Written request: Copy out each line that includes the word "this".

Exercise material:
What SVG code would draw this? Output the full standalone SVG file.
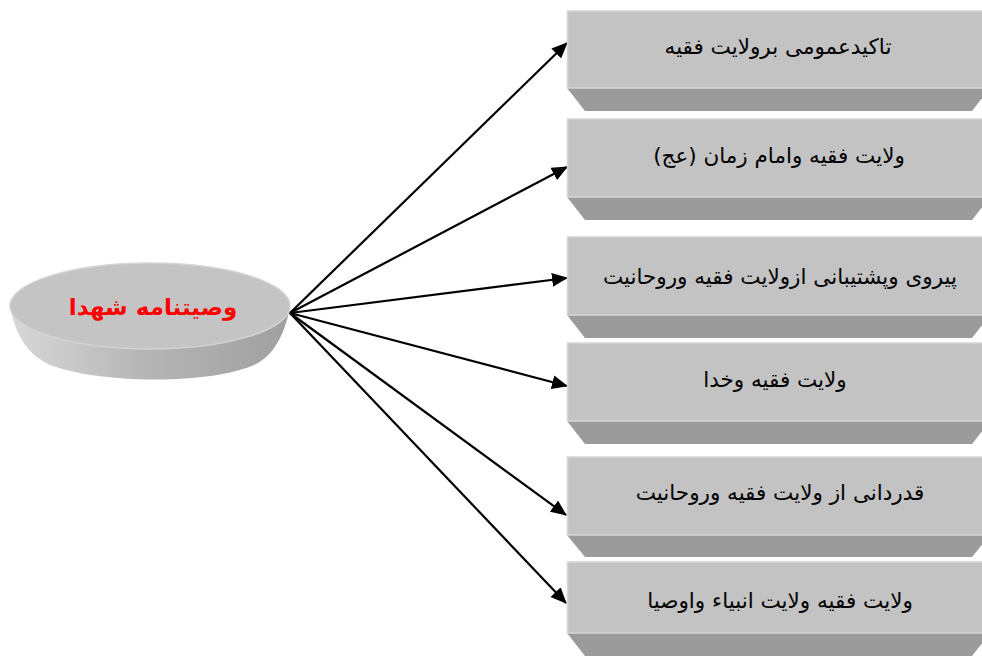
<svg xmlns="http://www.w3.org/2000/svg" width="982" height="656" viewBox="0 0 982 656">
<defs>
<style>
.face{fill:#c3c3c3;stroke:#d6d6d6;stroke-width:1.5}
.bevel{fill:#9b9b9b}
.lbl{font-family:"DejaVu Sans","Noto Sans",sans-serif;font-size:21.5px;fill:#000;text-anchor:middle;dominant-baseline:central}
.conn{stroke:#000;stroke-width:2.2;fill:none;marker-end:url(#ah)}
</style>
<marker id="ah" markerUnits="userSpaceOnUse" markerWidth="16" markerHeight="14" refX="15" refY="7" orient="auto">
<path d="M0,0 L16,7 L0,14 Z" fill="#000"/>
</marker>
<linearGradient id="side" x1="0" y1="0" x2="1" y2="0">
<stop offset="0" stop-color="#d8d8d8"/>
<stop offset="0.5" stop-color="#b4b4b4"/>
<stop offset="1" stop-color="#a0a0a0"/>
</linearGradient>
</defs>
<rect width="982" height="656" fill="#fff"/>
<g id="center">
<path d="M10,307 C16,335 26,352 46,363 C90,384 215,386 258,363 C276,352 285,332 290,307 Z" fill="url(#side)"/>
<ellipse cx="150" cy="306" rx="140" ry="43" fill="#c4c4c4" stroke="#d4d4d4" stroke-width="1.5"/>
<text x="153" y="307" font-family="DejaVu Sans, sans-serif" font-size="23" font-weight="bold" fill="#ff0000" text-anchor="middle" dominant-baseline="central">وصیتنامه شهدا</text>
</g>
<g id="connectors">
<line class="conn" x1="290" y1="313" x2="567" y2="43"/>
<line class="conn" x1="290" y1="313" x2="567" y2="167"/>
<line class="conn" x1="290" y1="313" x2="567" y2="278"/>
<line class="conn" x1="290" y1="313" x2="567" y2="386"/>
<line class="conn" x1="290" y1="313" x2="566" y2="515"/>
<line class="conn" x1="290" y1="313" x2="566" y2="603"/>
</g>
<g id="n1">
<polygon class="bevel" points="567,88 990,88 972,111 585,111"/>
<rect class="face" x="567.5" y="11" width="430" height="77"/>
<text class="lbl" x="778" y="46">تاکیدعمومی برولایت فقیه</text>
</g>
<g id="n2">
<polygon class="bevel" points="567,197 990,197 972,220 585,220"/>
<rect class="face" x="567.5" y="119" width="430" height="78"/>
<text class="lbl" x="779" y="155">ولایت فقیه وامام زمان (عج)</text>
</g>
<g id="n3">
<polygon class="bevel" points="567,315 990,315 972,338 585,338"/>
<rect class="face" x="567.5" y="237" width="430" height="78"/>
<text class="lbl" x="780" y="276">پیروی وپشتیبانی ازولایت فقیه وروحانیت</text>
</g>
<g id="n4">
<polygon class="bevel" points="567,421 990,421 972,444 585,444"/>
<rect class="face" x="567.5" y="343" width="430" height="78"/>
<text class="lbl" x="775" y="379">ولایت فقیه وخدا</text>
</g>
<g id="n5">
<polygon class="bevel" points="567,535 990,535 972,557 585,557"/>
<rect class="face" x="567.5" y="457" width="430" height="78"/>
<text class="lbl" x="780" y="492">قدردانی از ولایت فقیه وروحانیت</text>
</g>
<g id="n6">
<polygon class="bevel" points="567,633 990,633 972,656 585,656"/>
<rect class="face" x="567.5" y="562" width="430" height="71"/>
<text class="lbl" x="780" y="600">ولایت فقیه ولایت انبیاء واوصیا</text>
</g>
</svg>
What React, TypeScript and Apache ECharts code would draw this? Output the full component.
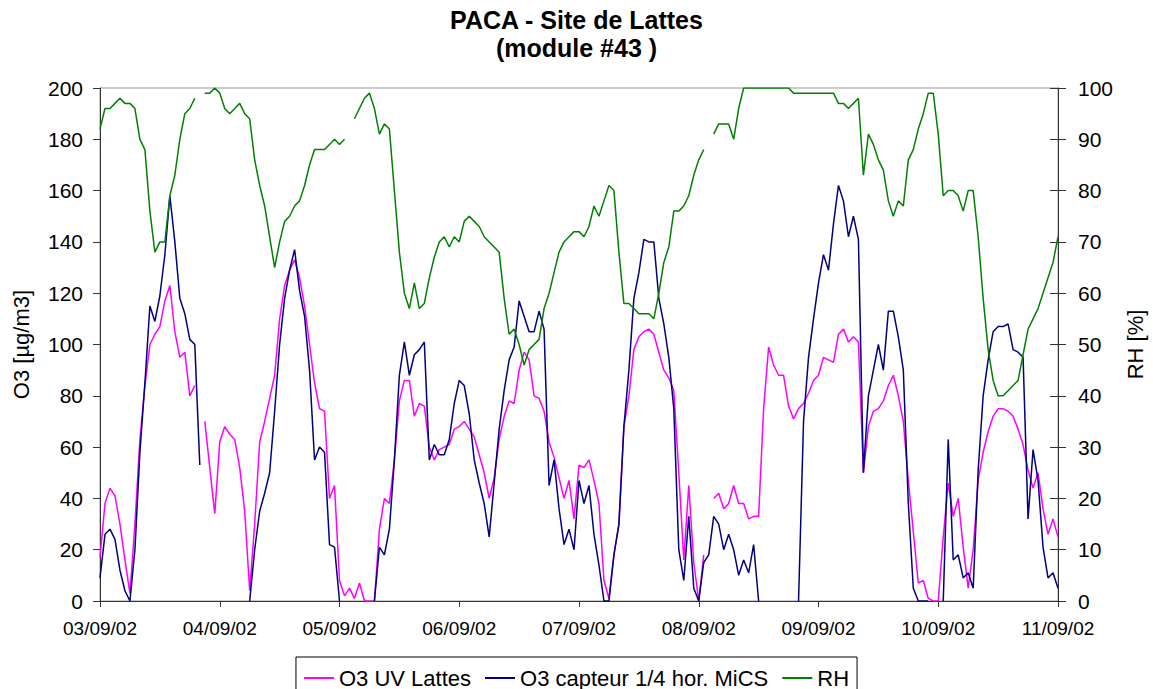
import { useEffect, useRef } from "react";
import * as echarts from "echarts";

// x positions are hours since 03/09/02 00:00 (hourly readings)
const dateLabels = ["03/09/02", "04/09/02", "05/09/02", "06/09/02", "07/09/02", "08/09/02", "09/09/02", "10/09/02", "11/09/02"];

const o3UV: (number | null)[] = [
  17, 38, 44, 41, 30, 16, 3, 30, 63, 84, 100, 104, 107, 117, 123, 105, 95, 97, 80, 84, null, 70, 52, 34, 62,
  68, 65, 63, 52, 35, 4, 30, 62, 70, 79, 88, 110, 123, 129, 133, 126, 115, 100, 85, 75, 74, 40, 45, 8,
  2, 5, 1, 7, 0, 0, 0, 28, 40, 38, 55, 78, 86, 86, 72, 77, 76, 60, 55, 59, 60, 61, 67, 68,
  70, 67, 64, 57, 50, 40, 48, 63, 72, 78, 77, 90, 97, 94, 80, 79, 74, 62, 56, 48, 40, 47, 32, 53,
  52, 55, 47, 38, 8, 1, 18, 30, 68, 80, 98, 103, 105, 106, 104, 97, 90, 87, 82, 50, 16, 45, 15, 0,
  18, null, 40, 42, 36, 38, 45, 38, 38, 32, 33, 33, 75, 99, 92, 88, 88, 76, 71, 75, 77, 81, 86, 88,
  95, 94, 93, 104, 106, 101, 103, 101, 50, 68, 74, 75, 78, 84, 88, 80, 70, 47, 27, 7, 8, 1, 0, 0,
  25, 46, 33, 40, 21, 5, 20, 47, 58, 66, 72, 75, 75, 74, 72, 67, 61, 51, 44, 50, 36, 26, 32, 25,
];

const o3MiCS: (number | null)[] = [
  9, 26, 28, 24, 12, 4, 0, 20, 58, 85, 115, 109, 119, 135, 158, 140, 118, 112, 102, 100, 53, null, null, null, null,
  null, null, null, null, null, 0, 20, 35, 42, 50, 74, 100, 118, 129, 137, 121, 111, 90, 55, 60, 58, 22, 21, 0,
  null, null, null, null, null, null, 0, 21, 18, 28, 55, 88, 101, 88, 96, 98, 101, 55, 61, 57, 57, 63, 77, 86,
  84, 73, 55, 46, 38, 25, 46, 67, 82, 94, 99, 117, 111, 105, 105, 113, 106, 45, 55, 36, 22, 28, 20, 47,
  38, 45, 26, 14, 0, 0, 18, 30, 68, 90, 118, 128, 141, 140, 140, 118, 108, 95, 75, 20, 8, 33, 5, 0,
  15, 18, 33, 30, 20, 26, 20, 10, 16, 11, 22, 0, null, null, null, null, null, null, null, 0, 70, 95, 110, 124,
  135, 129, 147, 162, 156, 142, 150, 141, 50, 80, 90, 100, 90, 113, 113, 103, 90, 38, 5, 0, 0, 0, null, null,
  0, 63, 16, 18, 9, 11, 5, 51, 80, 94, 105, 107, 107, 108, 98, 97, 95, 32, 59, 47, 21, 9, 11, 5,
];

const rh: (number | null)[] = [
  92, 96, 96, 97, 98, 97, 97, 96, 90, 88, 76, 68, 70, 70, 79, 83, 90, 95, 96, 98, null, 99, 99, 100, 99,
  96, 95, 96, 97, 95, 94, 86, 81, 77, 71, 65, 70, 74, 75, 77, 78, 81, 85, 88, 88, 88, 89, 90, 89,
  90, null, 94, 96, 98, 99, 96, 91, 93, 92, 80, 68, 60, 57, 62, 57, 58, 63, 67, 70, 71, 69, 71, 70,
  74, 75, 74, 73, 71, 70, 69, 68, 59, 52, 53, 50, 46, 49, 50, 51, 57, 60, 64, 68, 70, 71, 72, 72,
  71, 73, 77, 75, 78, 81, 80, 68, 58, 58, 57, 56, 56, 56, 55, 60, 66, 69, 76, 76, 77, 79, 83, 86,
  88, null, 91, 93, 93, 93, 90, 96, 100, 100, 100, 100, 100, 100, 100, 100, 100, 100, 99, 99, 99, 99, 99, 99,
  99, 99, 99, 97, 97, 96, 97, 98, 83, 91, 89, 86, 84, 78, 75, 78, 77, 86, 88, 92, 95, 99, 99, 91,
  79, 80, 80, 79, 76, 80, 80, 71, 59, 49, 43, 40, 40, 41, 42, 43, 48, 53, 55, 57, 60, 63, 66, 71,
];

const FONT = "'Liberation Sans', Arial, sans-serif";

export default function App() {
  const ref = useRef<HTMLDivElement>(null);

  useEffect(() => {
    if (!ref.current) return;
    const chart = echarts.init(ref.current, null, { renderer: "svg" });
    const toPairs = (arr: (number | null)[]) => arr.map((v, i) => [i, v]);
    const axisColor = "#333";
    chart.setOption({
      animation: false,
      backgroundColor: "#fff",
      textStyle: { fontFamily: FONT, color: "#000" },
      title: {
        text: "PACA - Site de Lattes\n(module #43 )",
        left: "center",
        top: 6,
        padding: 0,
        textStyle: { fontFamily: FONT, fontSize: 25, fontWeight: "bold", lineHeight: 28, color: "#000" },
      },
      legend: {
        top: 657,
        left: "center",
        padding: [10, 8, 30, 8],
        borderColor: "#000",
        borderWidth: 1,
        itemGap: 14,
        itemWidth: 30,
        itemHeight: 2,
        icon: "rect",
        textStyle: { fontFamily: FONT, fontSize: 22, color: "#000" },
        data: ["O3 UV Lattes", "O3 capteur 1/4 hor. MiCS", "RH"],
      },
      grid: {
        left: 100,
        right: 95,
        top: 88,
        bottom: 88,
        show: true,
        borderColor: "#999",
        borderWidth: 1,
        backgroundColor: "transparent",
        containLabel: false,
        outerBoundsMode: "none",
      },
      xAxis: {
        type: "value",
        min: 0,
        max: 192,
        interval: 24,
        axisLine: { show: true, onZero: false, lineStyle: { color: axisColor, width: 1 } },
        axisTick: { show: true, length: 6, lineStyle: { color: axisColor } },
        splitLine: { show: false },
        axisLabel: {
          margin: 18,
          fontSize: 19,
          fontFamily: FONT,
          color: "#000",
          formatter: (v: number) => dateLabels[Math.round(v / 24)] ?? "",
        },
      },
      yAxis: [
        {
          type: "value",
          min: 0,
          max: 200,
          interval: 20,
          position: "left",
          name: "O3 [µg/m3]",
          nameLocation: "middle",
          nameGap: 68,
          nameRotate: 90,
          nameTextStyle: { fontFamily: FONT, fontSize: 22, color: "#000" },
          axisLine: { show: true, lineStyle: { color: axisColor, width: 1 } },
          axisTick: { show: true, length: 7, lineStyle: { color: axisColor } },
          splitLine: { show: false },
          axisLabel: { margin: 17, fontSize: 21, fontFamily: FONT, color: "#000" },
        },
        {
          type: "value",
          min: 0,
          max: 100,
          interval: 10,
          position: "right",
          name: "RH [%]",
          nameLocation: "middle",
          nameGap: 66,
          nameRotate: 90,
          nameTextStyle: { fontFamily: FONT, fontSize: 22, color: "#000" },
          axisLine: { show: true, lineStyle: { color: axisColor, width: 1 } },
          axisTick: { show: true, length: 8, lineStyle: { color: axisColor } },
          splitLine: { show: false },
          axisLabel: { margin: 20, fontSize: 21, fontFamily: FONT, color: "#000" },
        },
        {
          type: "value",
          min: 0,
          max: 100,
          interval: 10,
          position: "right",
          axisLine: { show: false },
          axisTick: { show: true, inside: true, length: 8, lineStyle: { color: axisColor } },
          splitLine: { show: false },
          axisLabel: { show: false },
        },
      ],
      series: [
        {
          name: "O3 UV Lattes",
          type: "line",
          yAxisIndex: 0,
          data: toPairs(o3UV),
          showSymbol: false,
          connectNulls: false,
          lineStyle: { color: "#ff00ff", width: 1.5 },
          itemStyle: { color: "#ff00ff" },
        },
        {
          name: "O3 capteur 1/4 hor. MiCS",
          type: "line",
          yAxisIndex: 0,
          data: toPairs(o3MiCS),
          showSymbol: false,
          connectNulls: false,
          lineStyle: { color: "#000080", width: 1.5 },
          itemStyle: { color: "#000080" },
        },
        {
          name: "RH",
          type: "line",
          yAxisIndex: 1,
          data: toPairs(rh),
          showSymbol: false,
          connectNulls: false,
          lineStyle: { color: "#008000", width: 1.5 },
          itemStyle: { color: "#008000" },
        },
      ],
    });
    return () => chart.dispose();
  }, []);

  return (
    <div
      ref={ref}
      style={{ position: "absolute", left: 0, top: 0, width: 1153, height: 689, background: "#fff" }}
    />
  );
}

Finished exercise:
What SVG code would draw this? Output the full standalone SVG file.
What React, TypeScript and Apache ECharts code would draw this? Output the full component.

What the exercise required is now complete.